Più o meno assiduamente, tutti i musicisti neri fino al 1970 erano di casa al Dew Drop Inn, sorta di juke joint nella parte segregata di Nola. Il locale fu per oltre trent’anni il punto di riferimento per generazioni di artisti, includendo Ray Charles e Ike & Tina Turner, programmando anche i primi spettacoli offerti dalle drag queen, dando così uno spazio alla ghettizzata comunità omosessuale e transgender. Little Richard ne celebrò l’importanza in Dew Drop Inn, uno sfrenato r’n’b presente in The Rill Thing del 1970. Anno da ricordare quello: per la prima volta andò in scena a Congo Square il Jazz Fest, dove si esibì tra gli altri Woody Allen, ma a brillare fu la stella congiunta della regina Mahalia Jackson e di Duke Ellington, il quale pochi giorni dopo incise in città l’emozionante New Orleans Suite. Nel mentre, i giovani ma già affermati The Meters, venivano ingaggiati per un «private party» agli J&M Studios, come raccontato da Aaron Neville: «…Scoprimmo che il pubblico era costituito da quattro ragazzi bianchi, i Led Zeppelin».

FUNK MUSCOLARE
Il funk nella sua accezione più muscolare si era nel frattempo impadronito dei palcoscenici, dove oltre i Meters dei primi quattro album, faceva faville Eddie Bo nelle sue infinite formazioni e mille pseudonimi, lasciando il segno in centinaia di registrazioni, una su tutte, il singolo Check Your Bucket. Vita breve ma significativa la ebbero The Gaturs, supergruppo capitanato da Willie Tee che con un solo album, Wasted del 1970, entrarono nella storia. L’apice artistico di quegli anni venne raggiunto dai The Wild Magnolias with the N. O. Project, miscela perfetta di suoni brass di strada e funk elettrico: disco di inusitata bellezza. L’onda lunga di quella stagione si è ripercossa fino al termine dei Novanta, grazie alle varie combinazioni di gruppi che implementando praticamente l’intera famiglia Neville e una ridda di session men, hanno continuato una fervente attività concertistica. L’innovazione di maggior peso è arrivata nel 1994 grazie al rapper Juvenile e al suo Being Myself, contenente il singolo Bounce for Juvenile, manifesto della bounce music, il versante hip hop della Crescent City.

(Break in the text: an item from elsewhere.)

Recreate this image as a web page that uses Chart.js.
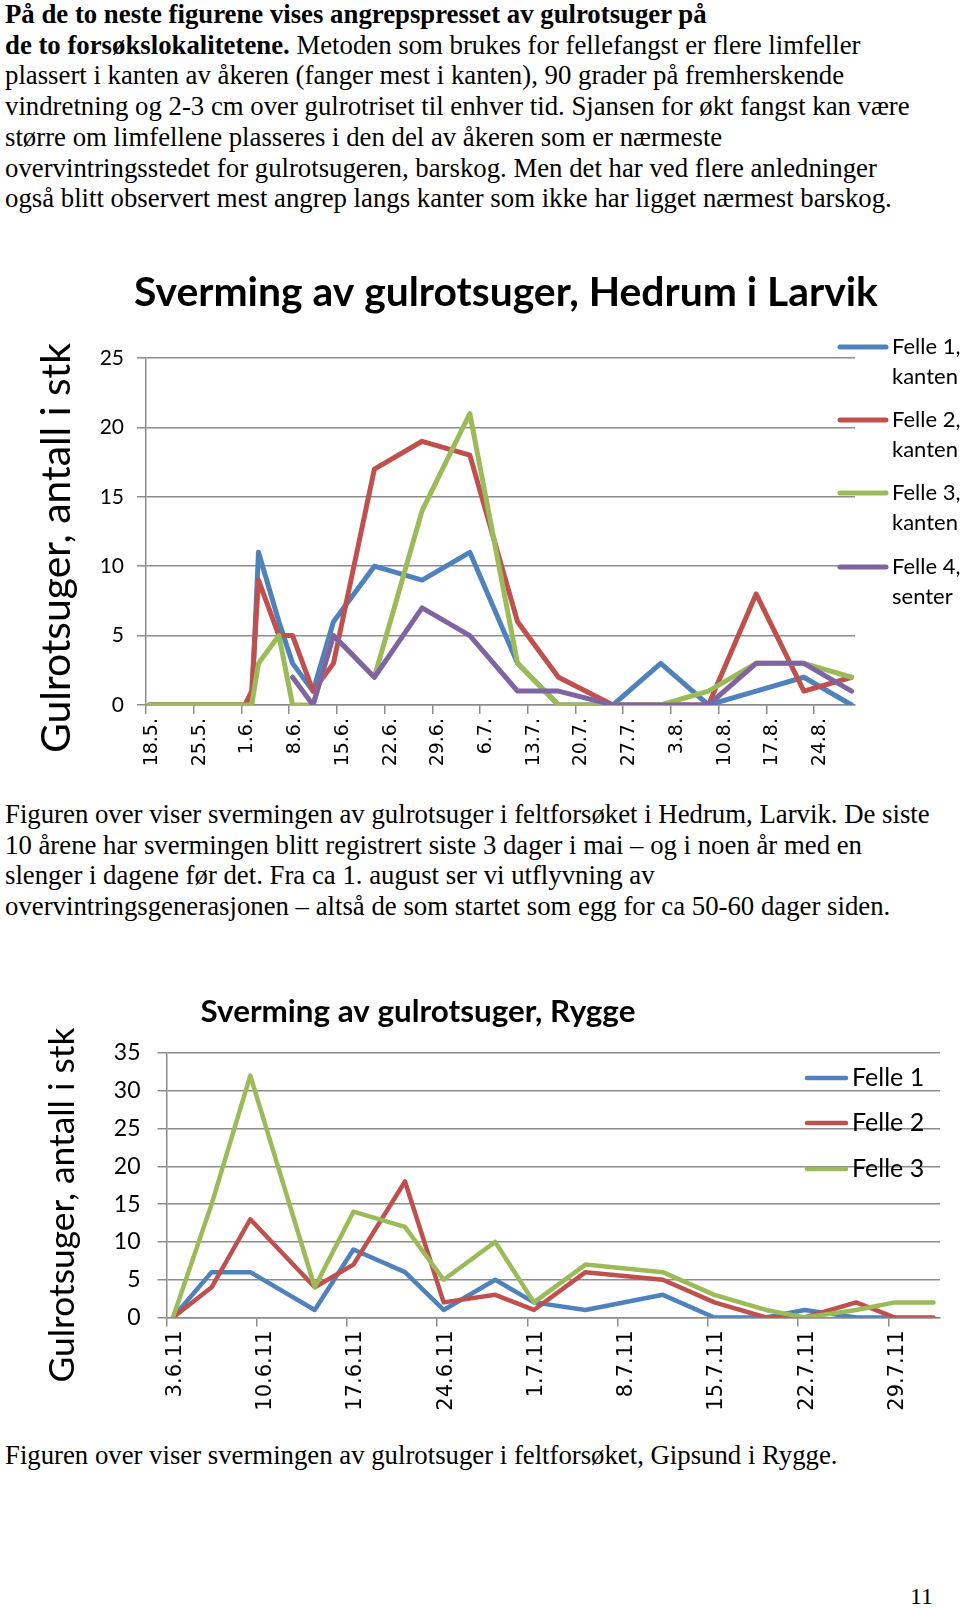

Oltre questo, ciò che però emerge nell’ultimo quindicennio, è la forza e la freschezza degli artisti di strada. Una fucina ininterrotta di formazioni che rifacendosi all’età del jazz e al ragtime, ai suoni folk, americana e blues, continuano ininterrottamente a rendere effervescenti e vibranti l’ambiente. Creando il contorno perfetto alla tradizionali second line, che tra jazz funeral, concerti regolari e improvvisati e l’annuale Mardi Gras, trovano ancora oggi la dimensione perfetta. Le crew dei Wild Indians, splendidamente descritte nel disco in spoken word di John Sinclair in Underground Issues, sono a oggi la vera spina dorsale della street culture locale. Tradizionali e permeabili al tempo stesso, sono in omestasi autentica tra sostanza e forma, grazie anche ai vestiti di scena creati nelle famiglie afroamerican. Mentre nomi come Trombone Shorty, Little Freddie King, Irvin Mayfield, Amanda Shaw, John Baptiste, Christian Scott aTunde Adjuah, The Revivalist, Big Freedia, The Hot 8 Brass Band e altri infervorano un radioso presente, c’è qualcosa di più entusiasmante. Basta tornare a Jackson Square, dove lo «shoeshine boy», il lustrascarpe, non è più lì a sbarcare il lunario. Ma è sicuramente sui marciapiedi a ballare un frenetico e poco organizzato tip-tap mentre inanella un canto a metà tra un rap e un holler. Dal vostro argine che sovrasta Jackson Square, potete vederlo: guardatelo con attenzione, è lui il presente, prima di essere futuro. Due bellezze artistiche in un corpo solo.